これ以上ない 無条件の神様の愛

司祭 ヤコブ岩田光正
愛は、新約聖書の原語ギリシャ語では アガペー 」と言われます。アガペー は神様の無条件で完全な愛を意味します。一方、 エロース という言葉があります。この言葉は本来人間的な自分中心的で不完全な愛を言います。この2つの言葉は、イエス様の誕生される前からギリシャの哲学者たちの中で用いられていました。アガペーは、人間の世界ではありえない普遍的な概念として彼らは考えました。しかしその後、救い主イエス・キリストが私たちの間に来てくださいました、この時、キリスト者は、イエス・キリストの中にアガペーの愛を知りました。以来、聖書記者たちは、イエス様の語られた神様の愛にアガペーを用いるようになったのです。たしかに人は、どれだけその人のことを愛しているように思っていても実は自分の都合の良い様に愛している限界を持った愛です。
相手が自分のことをいつまでも理解してくれなかったり、裏切ったり、与えるばかりで何も期待に応えてくれない時、人はその人を愛せなくなってしまいます。だから、アガペーではなく、人間の愛はエロースなのです。今週の福音は、イエス様が天に帰られる時を前に弟子たちに告げられた告別説教の箇所です。イエス様は彼らに言われました。「 わたしの愛にとどまりなさい。」 私たちはどうしたらイエス様の愛にとどまることができるのでしょうか?イエス様は言われます。 私の掟を守るなら、私の愛にとどまっていることになる。」 イエス様の言われる掟とは、私たちに「互いに愛し合いなさい」 というものでした。では、イエス様は不完全な私たちに到底できないアガペーの愛を守りなさいと語られたのでし ょうか?もしもそうなら、自分に関して言えば、守る自信がありません。
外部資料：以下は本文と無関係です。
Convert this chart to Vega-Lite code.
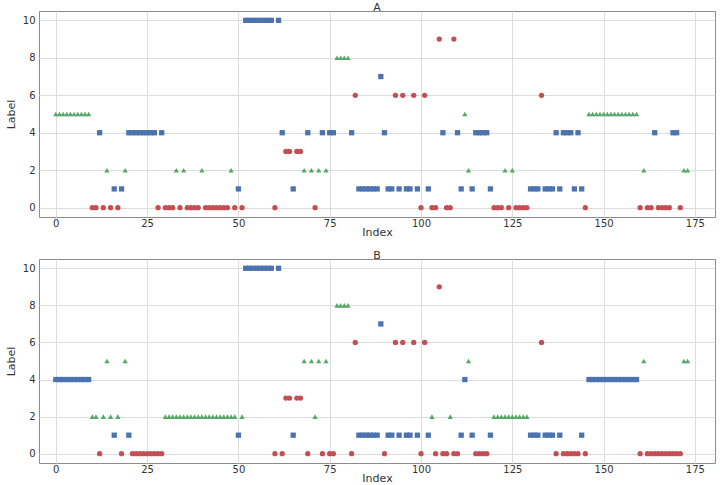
{
  "$schema": "https://vega.github.io/schema/vega-lite/v6.json",
  "padding": {"left": 4, "top": 1, "right": 4, "bottom": 0},
  "spacing": 11,
  "config": {
    "font": "DejaVu Sans",
    "view": {"stroke": "#8c8c8c", "strokeWidth": 1},
    "axis": {"grid": true, "gridColor": "#dcdcdc", "gridWidth": 1, "domain": false, "ticks": false, "labelFontSize": 10, "labelColor": "#333333", "titleFontSize": 11, "titleFontWeight": "normal", "titleColor": "#333333", "labelFlush": false},
    "axisX": {"labelPadding": 1, "titlePadding": -2},
    "axisY": {"labelPadding": 4, "titlePadding": 6},
    "title": {"fontSize": 11, "fontWeight": "normal", "color": "#333333", "offset": -2}
  },
  "data": {"values": [
    {"i":0,"A":5,"B":4},{"i":1,"A":5,"B":4},{"i":2,"A":5,"B":4},{"i":3,"A":5,"B":4},{"i":4,"A":5,"B":4},
    {"i":5,"A":5,"B":4},{"i":6,"A":5,"B":4},{"i":7,"A":5,"B":4},{"i":8,"A":5,"B":4},{"i":9,"A":5,"B":4},
    {"i":10,"A":0,"B":2},{"i":11,"A":0,"B":2},{"i":12,"A":4,"B":0},{"i":13,"A":0,"B":2},{"i":14,"A":2,"B":5},
    {"i":15,"A":0,"B":2},{"i":16,"A":1,"B":1},{"i":17,"A":0,"B":2},{"i":18,"A":1,"B":0},{"i":19,"A":2,"B":5},
    {"i":20,"A":4,"B":1},{"i":21,"A":4,"B":0},{"i":22,"A":4,"B":0},{"i":23,"A":4,"B":0},{"i":24,"A":4,"B":0},
    {"i":25,"A":4,"B":0},{"i":26,"A":4,"B":0},{"i":27,"A":4,"B":0},{"i":28,"A":0,"B":0},{"i":29,"A":4,"B":0},
    {"i":30,"A":0,"B":2},{"i":31,"A":0,"B":2},{"i":32,"A":0,"B":2},{"i":33,"A":2,"B":2},{"i":34,"A":0,"B":2},
    {"i":35,"A":2,"B":2},{"i":36,"A":0,"B":2},{"i":37,"A":0,"B":2},{"i":38,"A":0,"B":2},{"i":39,"A":0,"B":2},
    {"i":40,"A":2,"B":2},{"i":41,"A":0,"B":2},{"i":42,"A":0,"B":2},{"i":43,"A":0,"B":2},{"i":44,"A":0,"B":2},
    {"i":45,"A":0,"B":2},{"i":46,"A":0,"B":2},{"i":47,"A":0,"B":2},{"i":48,"A":2,"B":2},{"i":49,"A":0,"B":2},
    {"i":50,"A":1,"B":1},{"i":51,"A":0,"B":2},{"i":52,"A":10,"B":10},{"i":53,"A":10,"B":10},{"i":54,"A":10,"B":10},
    {"i":55,"A":10,"B":10},{"i":56,"A":10,"B":10},{"i":57,"A":10,"B":10},{"i":58,"A":10,"B":10},{"i":59,"A":10,"B":10},
    {"i":60,"A":0,"B":0},{"i":61,"A":10,"B":10},{"i":62,"A":4,"B":0},{"i":63,"A":3,"B":3},{"i":64,"A":3,"B":3},
    {"i":65,"A":1,"B":1},{"i":66,"A":3,"B":3},{"i":67,"A":3,"B":3},{"i":68,"A":2,"B":5},{"i":69,"A":4,"B":0},
    {"i":70,"A":2,"B":5},{"i":71,"A":0,"B":2},{"i":72,"A":2,"B":5},{"i":73,"A":4,"B":0},{"i":74,"A":2,"B":5},
    {"i":75,"A":4,"B":0},{"i":76,"A":4,"B":0},{"i":77,"A":8,"B":8},{"i":78,"A":8,"B":8},{"i":79,"A":8,"B":8},
    {"i":80,"A":8,"B":8},{"i":81,"A":4,"B":0},{"i":82,"A":6,"B":6},{"i":83,"A":1,"B":1},{"i":84,"A":1,"B":1},
    {"i":85,"A":1,"B":1},{"i":86,"A":1,"B":1},{"i":87,"A":1,"B":1},{"i":88,"A":1,"B":1},{"i":89,"A":7,"B":7},
    {"i":90,"A":4,"B":0},{"i":91,"A":1,"B":1},{"i":92,"A":1,"B":1},{"i":93,"A":6,"B":6},{"i":94,"A":1,"B":1},
    {"i":95,"A":6,"B":6},{"i":96,"A":1,"B":1},{"i":97,"A":1,"B":1},{"i":98,"A":6,"B":6},{"i":99,"A":1,"B":1},
    {"i":100,"A":0,"B":0},{"i":101,"A":6,"B":6},{"i":102,"A":1,"B":1},{"i":103,"A":0,"B":2},{"i":104,"A":0,"B":0},
    {"i":105,"A":9,"B":9},{"i":106,"A":4,"B":0},{"i":107,"A":0,"B":0},{"i":108,"A":0,"B":2},{"i":109,"A":9,"B":0},
    {"i":110,"A":4,"B":0},{"i":111,"A":1,"B":1},{"i":112,"A":5,"B":4},{"i":113,"A":2,"B":5},{"i":114,"A":1,"B":1},
    {"i":115,"A":4,"B":0},{"i":116,"A":4,"B":0},{"i":117,"A":4,"B":0},{"i":118,"A":4,"B":0},{"i":119,"A":1,"B":1},
    {"i":120,"A":0,"B":2},{"i":121,"A":0,"B":2},{"i":122,"A":0,"B":2},{"i":123,"A":2,"B":2},{"i":124,"A":0,"B":2},
    {"i":125,"A":2,"B":2},{"i":126,"A":0,"B":2},{"i":127,"A":0,"B":2},{"i":128,"A":0,"B":2},{"i":129,"A":0,"B":2},
    {"i":130,"A":1,"B":1},{"i":131,"A":1,"B":1},{"i":132,"A":1,"B":1},{"i":133,"A":6,"B":6},{"i":134,"A":1,"B":1},
    {"i":135,"A":1,"B":1},{"i":136,"A":1,"B":1},{"i":137,"A":4,"B":0},{"i":138,"A":1,"B":1},{"i":139,"A":4,"B":0},
    {"i":140,"A":4,"B":0},{"i":141,"A":4,"B":0},{"i":142,"A":1,"B":0},{"i":143,"A":4,"B":0},{"i":144,"A":1,"B":1},
    {"i":145,"A":0,"B":0},{"i":146,"A":5,"B":4},{"i":147,"A":5,"B":4},{"i":148,"A":5,"B":4},{"i":149,"A":5,"B":4},
    {"i":150,"A":5,"B":4},{"i":151,"A":5,"B":4},{"i":152,"A":5,"B":4},{"i":153,"A":5,"B":4},{"i":154,"A":5,"B":4},
    {"i":155,"A":5,"B":4},{"i":156,"A":5,"B":4},{"i":157,"A":5,"B":4},{"i":158,"A":5,"B":4},{"i":159,"A":5,"B":4},
    {"i":160,"A":0,"B":0},{"i":161,"A":2,"B":5},{"i":162,"A":0,"B":0},{"i":163,"A":0,"B":0},{"i":164,"A":4,"B":0},
    {"i":165,"A":0,"B":0},{"i":166,"A":0,"B":0},{"i":167,"A":0,"B":0},{"i":168,"A":0,"B":0},{"i":169,"A":4,"B":0},
    {"i":170,"A":4,"B":0},{"i":171,"A":0,"B":0},{"i":172,"A":2,"B":5},{"i":173,"A":2,"B":5}
  ]},
  "vconcat": [
    {
      "title": "A",
      "width": 676,
      "height": 206,
      "mark": {"type": "point", "filled": true, "opacity": 1, "size": 28},
      "encoding": {
        "x": {"field": "i", "type": "quantitative", "title": "Index", "scale": {"domain": [-4.6, 180.5], "nice": false, "zero": false}, "axis": {"values": [0, 25, 50, 75, 100, 125, 150, 175]}},
        "y": {"field": "A", "type": "quantitative", "title": "Label", "scale": {"domain": [-0.5, 10.5], "nice": false}, "axis": {"values": [0, 2, 4, 6, 8, 10]}},
        "color": {"field": "A", "type": "nominal", "legend": null, "scale": {"domain": [0, 1, 2, 3, 4, 5, 6, 7, 8, 9, 10], "range": ["#C44E52", "#4C72B0", "#55A868", "#C44E52", "#4C72B0", "#55A868", "#C44E52", "#4C72B0", "#55A868", "#C44E52", "#4C72B0"]}},
        "shape": {"field": "A", "type": "nominal", "legend": null, "scale": {"domain": [0, 1, 2, 3, 4, 5, 6, 7, 8, 9, 10], "range": ["circle", "square", "triangle-up", "circle", "square", "triangle-up", "circle", "square", "triangle-up", "circle", "square"]}}
      }
    },
    {
      "title": "B",
      "width": 676,
      "height": 204,
      "mark": {"type": "point", "filled": true, "opacity": 1, "size": 28},
      "encoding": {
        "x": {"field": "i", "type": "quantitative", "title": "Index", "scale": {"domain": [-4.6, 180.5], "nice": false, "zero": false}, "axis": {"values": [0, 25, 50, 75, 100, 125, 150, 175]}},
        "y": {"field": "B", "type": "quantitative", "title": "Label", "scale": {"domain": [-0.5, 10.5], "nice": false}, "axis": {"values": [0, 2, 4, 6, 8, 10]}},
        "color": {"field": "B", "type": "nominal", "legend": null, "scale": {"domain": [0, 1, 2, 3, 4, 5, 6, 7, 8, 9, 10], "range": ["#C44E52", "#4C72B0", "#55A868", "#C44E52", "#4C72B0", "#55A868", "#C44E52", "#4C72B0", "#55A868", "#C44E52", "#4C72B0"]}},
        "shape": {"field": "B", "type": "nominal", "legend": null, "scale": {"domain": [0, 1, 2, 3, 4, 5, 6, 7, 8, 9, 10], "range": ["circle", "square", "triangle-up", "circle", "square", "triangle-up", "circle", "square", "triangle-up", "circle", "square"]}}
      }
    }
  ]
}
反対に神様の前に後ろめたい自分に気付かされるだけです。そもそも人は律法の掟を守ることができませんでした。結果、神様の愛にとどまることができませんでした。では、果たしてイエス様は、人のできない掟を守れとのメッセージを伝えるために来られたのでしょうか?決してそうではないはずです。イエス様は、人がこれまで決して知ることのできなかった神様の愛があることを知らせに来てくださったのです。イエス様はこの神様の愛を生き様で示されました。イエス様は神様の愛から離れては悲しい思いで生きている人々に寄り添い、神様の愛を伝えました。そして、人が神様にとってかけがえのない大切な存在であることを教え、慰め、励まされました。そして最後、今週の福音の言葉にある通り、この神様の愛を十字架の上で現して下さいました。
「友のために自分の命を捨てること、これ以上に大きな愛はない。」人は誰でも自分が他人から愛されていることを知った時、他人を愛することが出来ます、しかし、それだけでは満たされません。人は神さまからの愛を知った時、真に満たされます。その時、人は人の思いを超えて更に他人を愛することができるのです。弟子たちはイエス様のこれ以上のない愛を知りました。そして、今まで彼らがそのつもりでいたイエス様に対する愛が自己本位であったことに気付かされました。同時に、神様から愛されていることを知ったのです。この時彼らの心は大きな喜びに満たされました。それは、神様とイエス様、イエス様と自分たちが愛でつながっているという確信です。この確信に励まされ、彼らはその後、イエス様の愛にとどまり、これまで以上にお互い愛し合うことができました。